── Provided data
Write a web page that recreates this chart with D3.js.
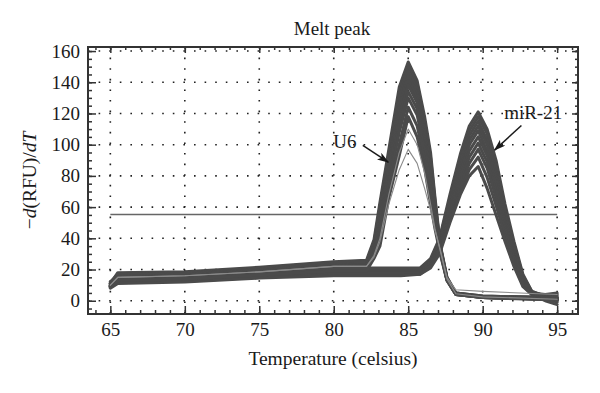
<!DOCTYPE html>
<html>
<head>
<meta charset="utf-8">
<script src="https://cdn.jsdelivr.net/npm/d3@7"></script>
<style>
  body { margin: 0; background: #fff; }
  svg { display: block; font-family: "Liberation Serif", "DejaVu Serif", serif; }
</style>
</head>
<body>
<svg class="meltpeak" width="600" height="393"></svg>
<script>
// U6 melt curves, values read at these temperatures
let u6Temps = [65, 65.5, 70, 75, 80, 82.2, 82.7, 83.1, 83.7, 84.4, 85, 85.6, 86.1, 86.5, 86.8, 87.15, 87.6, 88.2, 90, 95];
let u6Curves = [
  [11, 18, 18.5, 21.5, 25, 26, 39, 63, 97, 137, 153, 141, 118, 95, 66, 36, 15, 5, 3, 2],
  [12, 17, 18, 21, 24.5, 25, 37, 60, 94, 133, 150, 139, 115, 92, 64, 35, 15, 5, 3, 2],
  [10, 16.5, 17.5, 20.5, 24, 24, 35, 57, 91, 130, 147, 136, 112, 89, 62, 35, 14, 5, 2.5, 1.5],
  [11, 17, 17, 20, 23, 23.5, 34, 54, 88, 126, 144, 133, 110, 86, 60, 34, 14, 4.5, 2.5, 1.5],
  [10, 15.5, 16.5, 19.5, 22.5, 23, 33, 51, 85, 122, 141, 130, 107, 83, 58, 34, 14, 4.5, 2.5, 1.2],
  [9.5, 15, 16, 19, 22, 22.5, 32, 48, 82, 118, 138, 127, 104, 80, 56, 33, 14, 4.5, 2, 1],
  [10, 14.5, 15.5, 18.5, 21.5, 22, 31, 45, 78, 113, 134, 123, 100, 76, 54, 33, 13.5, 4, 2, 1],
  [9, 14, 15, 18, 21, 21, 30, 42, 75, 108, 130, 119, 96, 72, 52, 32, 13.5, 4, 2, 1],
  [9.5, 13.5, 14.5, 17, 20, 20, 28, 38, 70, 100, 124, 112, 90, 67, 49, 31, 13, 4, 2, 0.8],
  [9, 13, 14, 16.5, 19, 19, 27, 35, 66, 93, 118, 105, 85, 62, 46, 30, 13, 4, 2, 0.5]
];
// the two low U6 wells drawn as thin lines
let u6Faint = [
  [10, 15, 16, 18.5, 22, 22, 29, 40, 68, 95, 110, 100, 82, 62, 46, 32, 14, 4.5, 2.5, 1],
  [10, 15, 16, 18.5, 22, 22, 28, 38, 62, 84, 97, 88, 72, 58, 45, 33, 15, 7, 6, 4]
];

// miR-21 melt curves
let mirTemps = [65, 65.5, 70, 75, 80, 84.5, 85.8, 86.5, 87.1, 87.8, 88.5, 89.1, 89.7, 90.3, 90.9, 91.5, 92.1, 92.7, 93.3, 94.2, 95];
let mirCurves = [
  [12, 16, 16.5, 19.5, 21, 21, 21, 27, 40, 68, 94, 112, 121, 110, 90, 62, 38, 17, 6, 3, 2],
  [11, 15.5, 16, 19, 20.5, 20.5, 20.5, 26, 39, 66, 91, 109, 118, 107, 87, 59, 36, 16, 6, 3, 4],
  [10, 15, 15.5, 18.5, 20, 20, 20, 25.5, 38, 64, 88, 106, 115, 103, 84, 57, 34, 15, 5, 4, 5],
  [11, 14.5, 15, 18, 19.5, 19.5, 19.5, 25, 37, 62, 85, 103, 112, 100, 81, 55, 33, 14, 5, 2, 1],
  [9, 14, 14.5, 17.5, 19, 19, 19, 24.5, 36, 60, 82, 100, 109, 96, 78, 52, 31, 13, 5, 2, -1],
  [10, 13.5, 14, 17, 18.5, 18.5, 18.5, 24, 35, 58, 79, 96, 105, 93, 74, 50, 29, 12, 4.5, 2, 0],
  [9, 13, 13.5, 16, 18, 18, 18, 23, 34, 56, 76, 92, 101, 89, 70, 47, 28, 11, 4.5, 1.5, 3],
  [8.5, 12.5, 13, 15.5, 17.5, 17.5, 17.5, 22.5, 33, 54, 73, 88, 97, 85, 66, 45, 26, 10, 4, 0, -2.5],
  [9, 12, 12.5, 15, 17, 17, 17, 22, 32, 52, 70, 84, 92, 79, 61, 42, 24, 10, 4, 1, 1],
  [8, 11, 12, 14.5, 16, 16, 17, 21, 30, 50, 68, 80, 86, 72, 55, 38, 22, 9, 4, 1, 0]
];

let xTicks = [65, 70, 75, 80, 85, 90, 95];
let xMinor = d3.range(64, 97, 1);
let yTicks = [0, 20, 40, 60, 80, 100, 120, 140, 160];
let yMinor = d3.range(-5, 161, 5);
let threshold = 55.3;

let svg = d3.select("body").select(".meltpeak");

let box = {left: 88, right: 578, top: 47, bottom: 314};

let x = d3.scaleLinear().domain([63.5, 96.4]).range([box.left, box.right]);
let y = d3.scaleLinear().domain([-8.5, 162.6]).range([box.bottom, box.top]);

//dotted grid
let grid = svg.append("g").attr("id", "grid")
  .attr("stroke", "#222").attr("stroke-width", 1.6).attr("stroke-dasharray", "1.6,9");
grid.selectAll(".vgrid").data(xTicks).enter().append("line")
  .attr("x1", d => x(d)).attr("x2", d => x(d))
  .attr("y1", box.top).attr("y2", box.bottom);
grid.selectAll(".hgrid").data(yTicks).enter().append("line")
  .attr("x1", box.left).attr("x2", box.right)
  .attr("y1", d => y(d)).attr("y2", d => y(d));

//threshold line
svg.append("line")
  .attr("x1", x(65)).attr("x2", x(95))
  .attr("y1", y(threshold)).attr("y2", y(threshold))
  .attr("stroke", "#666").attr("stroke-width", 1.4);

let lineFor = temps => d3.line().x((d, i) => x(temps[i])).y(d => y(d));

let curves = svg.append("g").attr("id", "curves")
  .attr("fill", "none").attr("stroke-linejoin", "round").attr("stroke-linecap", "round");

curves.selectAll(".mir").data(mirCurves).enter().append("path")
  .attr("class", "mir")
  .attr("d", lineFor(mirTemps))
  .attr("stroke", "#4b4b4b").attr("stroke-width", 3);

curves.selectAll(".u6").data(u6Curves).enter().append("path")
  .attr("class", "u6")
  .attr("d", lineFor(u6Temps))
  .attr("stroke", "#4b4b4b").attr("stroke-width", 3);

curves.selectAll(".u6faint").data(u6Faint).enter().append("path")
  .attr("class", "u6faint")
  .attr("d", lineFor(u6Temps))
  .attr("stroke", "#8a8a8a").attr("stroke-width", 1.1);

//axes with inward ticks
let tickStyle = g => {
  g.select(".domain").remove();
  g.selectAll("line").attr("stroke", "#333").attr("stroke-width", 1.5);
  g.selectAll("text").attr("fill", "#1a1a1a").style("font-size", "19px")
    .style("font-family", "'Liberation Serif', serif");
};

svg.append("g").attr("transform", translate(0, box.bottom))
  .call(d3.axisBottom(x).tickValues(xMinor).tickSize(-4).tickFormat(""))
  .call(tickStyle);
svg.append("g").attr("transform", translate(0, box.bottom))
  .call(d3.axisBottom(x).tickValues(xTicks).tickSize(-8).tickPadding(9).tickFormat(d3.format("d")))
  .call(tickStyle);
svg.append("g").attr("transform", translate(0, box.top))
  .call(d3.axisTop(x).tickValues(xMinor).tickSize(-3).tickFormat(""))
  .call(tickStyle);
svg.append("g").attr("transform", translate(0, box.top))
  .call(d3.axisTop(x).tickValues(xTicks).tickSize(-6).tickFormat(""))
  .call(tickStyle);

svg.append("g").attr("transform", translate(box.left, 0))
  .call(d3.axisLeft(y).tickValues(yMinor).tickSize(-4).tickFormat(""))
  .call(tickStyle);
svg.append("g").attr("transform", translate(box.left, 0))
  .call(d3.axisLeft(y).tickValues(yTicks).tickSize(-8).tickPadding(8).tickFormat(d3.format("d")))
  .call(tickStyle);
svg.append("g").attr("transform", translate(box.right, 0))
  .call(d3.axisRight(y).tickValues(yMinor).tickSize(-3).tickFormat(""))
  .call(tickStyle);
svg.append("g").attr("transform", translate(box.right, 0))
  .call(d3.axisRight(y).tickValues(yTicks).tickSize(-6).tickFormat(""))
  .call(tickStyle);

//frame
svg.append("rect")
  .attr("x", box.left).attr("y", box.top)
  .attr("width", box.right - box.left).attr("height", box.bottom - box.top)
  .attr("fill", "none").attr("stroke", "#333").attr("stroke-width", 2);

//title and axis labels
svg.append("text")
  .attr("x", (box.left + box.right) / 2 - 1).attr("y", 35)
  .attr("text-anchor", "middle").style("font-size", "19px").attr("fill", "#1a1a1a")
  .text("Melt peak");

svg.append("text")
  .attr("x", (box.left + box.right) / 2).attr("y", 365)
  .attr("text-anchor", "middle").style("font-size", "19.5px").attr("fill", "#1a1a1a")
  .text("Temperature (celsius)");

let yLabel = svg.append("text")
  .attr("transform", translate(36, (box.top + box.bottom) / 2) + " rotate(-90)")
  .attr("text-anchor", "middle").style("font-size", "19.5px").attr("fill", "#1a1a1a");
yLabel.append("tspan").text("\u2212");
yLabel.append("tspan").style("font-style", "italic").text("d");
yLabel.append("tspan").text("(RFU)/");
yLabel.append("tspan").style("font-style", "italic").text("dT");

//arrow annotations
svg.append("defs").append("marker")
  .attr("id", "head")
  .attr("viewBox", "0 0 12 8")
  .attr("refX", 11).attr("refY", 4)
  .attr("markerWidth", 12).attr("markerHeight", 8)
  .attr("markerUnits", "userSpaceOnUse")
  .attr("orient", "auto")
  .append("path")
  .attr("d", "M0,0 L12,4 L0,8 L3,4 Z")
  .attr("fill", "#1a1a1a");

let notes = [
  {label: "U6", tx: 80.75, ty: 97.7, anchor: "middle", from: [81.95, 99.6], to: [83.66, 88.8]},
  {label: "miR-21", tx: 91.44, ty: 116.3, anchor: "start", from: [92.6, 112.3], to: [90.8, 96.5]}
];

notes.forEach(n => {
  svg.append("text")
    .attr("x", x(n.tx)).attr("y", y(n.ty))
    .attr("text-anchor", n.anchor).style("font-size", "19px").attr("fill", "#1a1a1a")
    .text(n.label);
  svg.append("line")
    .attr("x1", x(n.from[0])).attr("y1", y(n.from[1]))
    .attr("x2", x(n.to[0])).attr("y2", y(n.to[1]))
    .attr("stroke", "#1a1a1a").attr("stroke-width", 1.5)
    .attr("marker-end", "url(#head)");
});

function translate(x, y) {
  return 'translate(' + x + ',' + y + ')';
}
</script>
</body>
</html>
────
» **Written problem**: Give the number of lines in the listing above that contain "with", and nothing else.

» **Task response**: 2